**** Dataset excerpt ****
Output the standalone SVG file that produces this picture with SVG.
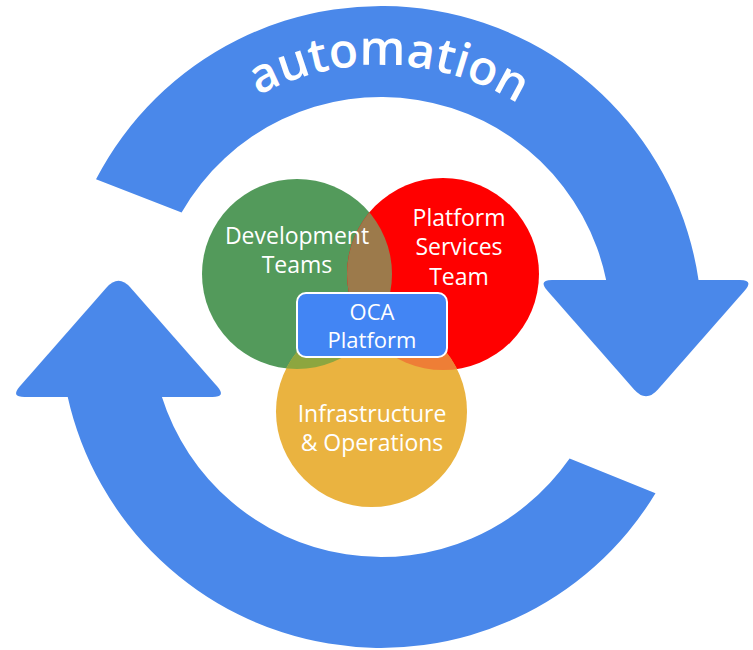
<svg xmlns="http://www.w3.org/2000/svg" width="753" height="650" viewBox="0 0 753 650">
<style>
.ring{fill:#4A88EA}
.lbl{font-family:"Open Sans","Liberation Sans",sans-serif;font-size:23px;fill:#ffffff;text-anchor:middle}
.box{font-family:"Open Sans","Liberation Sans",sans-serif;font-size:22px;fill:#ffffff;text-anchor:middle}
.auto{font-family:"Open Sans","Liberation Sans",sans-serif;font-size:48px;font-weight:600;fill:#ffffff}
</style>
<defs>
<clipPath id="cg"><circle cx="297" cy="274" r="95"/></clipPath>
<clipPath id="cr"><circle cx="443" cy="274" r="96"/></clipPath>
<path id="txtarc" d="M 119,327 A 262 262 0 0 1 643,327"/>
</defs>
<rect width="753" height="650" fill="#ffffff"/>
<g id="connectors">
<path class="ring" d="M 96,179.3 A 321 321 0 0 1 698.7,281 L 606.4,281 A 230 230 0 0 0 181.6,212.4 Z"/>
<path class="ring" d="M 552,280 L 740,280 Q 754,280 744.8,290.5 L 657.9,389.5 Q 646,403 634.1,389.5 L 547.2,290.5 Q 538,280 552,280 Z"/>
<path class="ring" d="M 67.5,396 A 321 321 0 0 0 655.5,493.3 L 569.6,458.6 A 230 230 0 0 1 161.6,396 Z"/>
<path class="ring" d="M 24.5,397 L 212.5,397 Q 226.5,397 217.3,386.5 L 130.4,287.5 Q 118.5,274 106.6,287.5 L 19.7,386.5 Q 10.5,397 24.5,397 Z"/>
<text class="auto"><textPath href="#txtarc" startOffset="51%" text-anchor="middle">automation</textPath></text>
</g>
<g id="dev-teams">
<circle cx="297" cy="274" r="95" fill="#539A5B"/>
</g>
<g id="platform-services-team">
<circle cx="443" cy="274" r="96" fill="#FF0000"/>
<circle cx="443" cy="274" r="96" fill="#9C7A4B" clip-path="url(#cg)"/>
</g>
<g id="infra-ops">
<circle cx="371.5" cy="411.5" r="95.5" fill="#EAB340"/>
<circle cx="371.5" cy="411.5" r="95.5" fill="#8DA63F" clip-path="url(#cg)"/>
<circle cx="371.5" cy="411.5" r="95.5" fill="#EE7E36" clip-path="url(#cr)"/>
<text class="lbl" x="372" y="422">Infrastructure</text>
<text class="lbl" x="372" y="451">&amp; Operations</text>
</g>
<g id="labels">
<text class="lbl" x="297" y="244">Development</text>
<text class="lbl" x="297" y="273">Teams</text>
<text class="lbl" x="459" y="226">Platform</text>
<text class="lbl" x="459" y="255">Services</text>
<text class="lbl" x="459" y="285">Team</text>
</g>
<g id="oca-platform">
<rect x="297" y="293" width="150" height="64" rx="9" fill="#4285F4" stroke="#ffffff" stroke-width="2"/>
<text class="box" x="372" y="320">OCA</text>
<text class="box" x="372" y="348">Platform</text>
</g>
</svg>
****
◆ **What is required**: Every line should be retyped exactly, with the pictures omitted.

◆ **Written answer**:
Output the standalone SVG file that produces this picture with SVG.
<svg xmlns="http://www.w3.org/2000/svg" width="753" height="650" viewBox="0 0 753 650">
<style>
.ring{fill:#4A88EA}
.lbl{font-family:"Open Sans","Liberation Sans",sans-serif;font-size:23px;fill:#ffffff;text-anchor:middle}
.box{font-family:"Open Sans","Liberation Sans",sans-serif;font-size:22px;fill:#ffffff;text-anchor:middle}
.auto{font-family:"Open Sans","Liberation Sans",sans-serif;font-size:48px;font-weight:600;fill:#ffffff}
</style>
<defs>
<clipPath id="cg"><circle cx="297" cy="274" r="95"/></clipPath>
<clipPath id="cr"><circle cx="443" cy="274" r="96"/></clipPath>
<path id="txtarc" d="M 119,327 A 262 262 0 0 1 643,327"/>
</defs>
<rect width="753" height="650" fill="#ffffff"/>
<g id="connectors">
<path class="ring" d="M 96,179.3 A 321 321 0 0 1 698.7,281 L 606.4,281 A 230 230 0 0 0 181.6,212.4 Z"/>
<path class="ring" d="M 552,280 L 740,280 Q 754,280 744.8,290.5 L 657.9,389.5 Q 646,403 634.1,389.5 L 547.2,290.5 Q 538,280 552,280 Z"/>
<path class="ring" d="M 67.5,396 A 321 321 0 0 0 655.5,493.3 L 569.6,458.6 A 230 230 0 0 1 161.6,396 Z"/>
<path class="ring" d="M 24.5,397 L 212.5,397 Q 226.5,397 217.3,386.5 L 130.4,287.5 Q 118.5,274 106.6,287.5 L 19.7,386.5 Q 10.5,397 24.5,397 Z"/>
<text class="auto"><textPath href="#txtarc" startOffset="51%" text-anchor="middle">automation</textPath></text>
</g>
<g id="dev-teams">
<circle cx="297" cy="274" r="95" fill="#539A5B"/>
</g>
<g id="platform-services-team">
<circle cx="443" cy="274" r="96" fill="#FF0000"/>
<circle cx="443" cy="274" r="96" fill="#9C7A4B" clip-path="url(#cg)"/>
</g>
<g id="infra-ops">
<circle cx="371.5" cy="411.5" r="95.5" fill="#EAB340"/>
<circle cx="371.5" cy="411.5" r="95.5" fill="#8DA63F" clip-path="url(#cg)"/>
<circle cx="371.5" cy="411.5" r="95.5" fill="#EE7E36" clip-path="url(#cr)"/>
<text class="lbl" x="372" y="422">Infrastructure</text>
<text class="lbl" x="372" y="451">&amp; Operations</text>
</g>
<g id="labels">
<text class="lbl" x="297" y="244">Development</text>
<text class="lbl" x="297" y="273">Teams</text>
<text class="lbl" x="459" y="226">Platform</text>
<text class="lbl" x="459" y="255">Services</text>
<text class="lbl" x="459" y="285">Team</text>
</g>
<g id="oca-platform">
<rect x="297" y="293" width="150" height="64" rx="9" fill="#4285F4" stroke="#ffffff" stroke-width="2"/>
<text class="box" x="372" y="320">OCA</text>
<text class="box" x="372" y="348">Platform</text>
</g>
</svg>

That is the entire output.